Le gaz vert gagne du terrain

À son ouverture en septembre 2017, la station biométhane de Mortagne-sur-Sèvre était l’une des seules du pays. Les agriculteurs de quatre exploitations avaient opté pour la méthanisation afin de pouvoir conserver leurs terrains, face à l’augmentation du nombre d’industries dans la zone.

Cinq ans après, ils ne regrettent pas leur choix.

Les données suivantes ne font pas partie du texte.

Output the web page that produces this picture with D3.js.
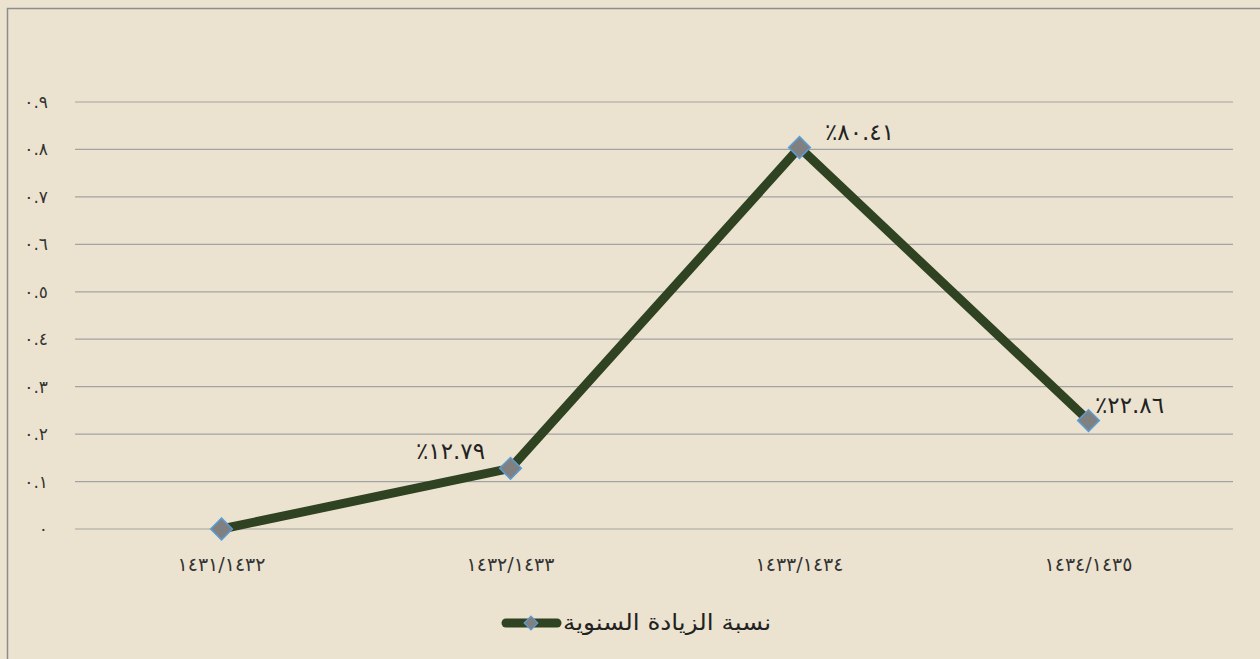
<!DOCTYPE html>
<html><head><meta charset="utf-8">
<script src="https://cdn.jsdelivr.net/npm/d3@7"></script>
<style>
html,body{margin:0;padding:0;background:#ebe3cf;}
svg{display:block;}
</style></head>
<body>
<svg id="chart" width="1260" height="659"></svg>
<script>
const categories = ["١٤٣١/١٤٣٢", "١٤٣٢/١٤٣٣", "١٤٣٣/١٤٣٤", "١٤٣٤/١٤٣٥"];
const values = [0, 0.1279, 0.8041, 0.2286];
const valueLabels = ["", "٪١٢.٧٩", "٪٨٠.٤١", "٪٢٢.٨٦"];
const yTicks = [0, 0.1, 0.2, 0.3, 0.4, 0.5, 0.6, 0.7, 0.8, 0.9];
const yTickLabels = ["٠", "٠.١", "٠.٢", "٠.٣", "٠.٤", "٠.٥", "٠.٦", "٠.٧", "٠.٨", "٠.٩"];
const seriesName = "نسبة الزيادة السنوية";

const svg = d3.select("#chart");
svg.append("rect").attr("x",0).attr("y",0).attr("width",1260).attr("height",659).attr("fill","#ebe3cf");
svg.append("rect").attr("x",7.5).attr("y",8.5).attr("width",1270).attr("height",670)
  .attr("fill","#ebe3cf").attr("stroke","#8c8c8c").attr("stroke-width",1.5);

const x = d3.scalePoint().domain(categories).range([77, 1233]).padding(0.5);
const y = d3.scaleLinear().domain([0, 0.9]).range([529, 102]);

// grid
svg.append("g").selectAll("line").data(yTicks).join("line")
  .attr("x1",75).attr("x2",1233)
  .attr("y1",d=>y(d)).attr("y2",d=>y(d))
  .attr("stroke","#a3a3a3").attr("stroke-width",1.2);

// y labels
svg.append("g").selectAll("text").data(yTicks).join("text")
  .attr("x",48).attr("y",d=>y(d)+6)
  .attr("text-anchor","end")
  .attr("font-family","DejaVu Sans, sans-serif").attr("font-size",17).attr("fill","#333")
  .text((d,i)=>yTickLabels[i]);

// x labels
svg.append("g").selectAll("text").data(categories).join("text")
  .attr("x",d=>x(d)).attr("y",571)
  .attr("text-anchor","middle")
  .attr("font-family","DejaVu Sans, sans-serif").attr("font-size",19).attr("fill","#333")
  .style("direction","ltr").style("unicode-bidi","bidi-override")
  .text(d=>d);

// line
const line = d3.line().x((d,i)=>x(categories[i])).y(d=>y(d));
svg.append("path").datum(values).attr("d",line)
  .attr("fill","none").attr("stroke","#2f4221").attr("stroke-width",9)
  .attr("stroke-linejoin","miter");

// markers
const diamond = d3.symbol().type(d3.symbolDiamond2).size(300);
svg.append("g").selectAll("path").data(values).join("path")
  .attr("transform",(d,i)=>`translate(${x(categories[i])},${y(d)})`)
  .attr("d",diamond())
  .attr("fill","#808080").attr("stroke","#5b9bd5").attr("stroke-width",1.5);

// value labels
const labelOffsets = [[0,0],[-60,-9],[60,-7],[41,-8]];
svg.append("g").selectAll("text").data(values).join("text")
  .attr("x",(d,i)=>x(categories[i])+labelOffsets[i][0])
  .attr("y",(d,i)=>y(d)+labelOffsets[i][1])
  .attr("text-anchor","middle")
  .attr("font-family","DejaVu Sans, sans-serif").attr("font-size",23).attr("fill","#222")
  .style("direction","ltr").style("unicode-bidi","bidi-override")
  .text((d,i)=>valueLabels[i]);

// legend
const lg = svg.append("g");
lg.append("line").attr("x1",506).attr("x2",557).attr("y1",623).attr("y2",623)
  .attr("stroke","#2f4221").attr("stroke-width",9).attr("stroke-linecap","round");
lg.append("path").attr("transform","translate(531,623)")
  .attr("d",d3.symbol().type(d3.symbolDiamond2).size(120)())
  .attr("fill","#808080").attr("stroke","#5b9bd5").attr("stroke-width",1.2);
lg.append("text").attr("x",563).attr("y",630).attr("text-anchor","start")
  .attr("font-family","DejaVu Sans, sans-serif").attr("font-size",22).attr("fill","#222")
  .attr("textLength",208).attr("lengthAdjust","spacingAndGlyphs")
  .text(seriesName);
</script>
</body></html>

Damien Roy reconnait même gagner désormais plus d’argent avec le biométhane qu’avec le lait de ses vaches. « C’est une valeur ajoutée écologique et économique pour le monde agricole et pour les riverains », se réjouit l’agriculteur devenu entrepreneur.

Aujourd’hui, 58 stations services distribuent du biométhane en France, selon gaz-mobilité.fr. De plus en plus de particuliers et d’entreprises se laissent séduire par ce carburant vert.

Des entreprises déjà convaincues

C’est le cas de l’entreprise La Boulangère qui s’est engagée auprès des agriculteurs de Mortagne-sur-Sèvre : en plus d’envoyer ses boues d’usine à l’unité de méthanisation, deux de ses camions roulent au bioGNV et font tous les jours leur plein à la station-service Agricarbur.

Le service d’ambulance Jussieu secours Cholet a lui aussi investi dans deux véhicules au gaz, et devrait prochainement en acheter plus.

Vers un business du bioGNV ?

L’unité de méthanisation n’est pas encore rentable, mais elle s’en approche depuis la création de la station service. L’Agricarbur rapporte plus aux agriculteurs que l’injection de biométhane dans le réseau de la ville. « On produit la même quantité de gaz en janvier qu’en août. Et en face, on a un réseau qui consomme du gaz de façon très aléatoire. Mais les gens roulent autant l’hiver que l’été, la station service nous sécurise », explique Damien Roy. 

Si le bioGNV est une alternative écologique aux carburants traditionnels, un bémol persiste : sa production dépend des effluents d’élevage. Et pour pouvoir récupérer facilement leur fumier, vaches et truies doivent être parquées… à l’intérieur.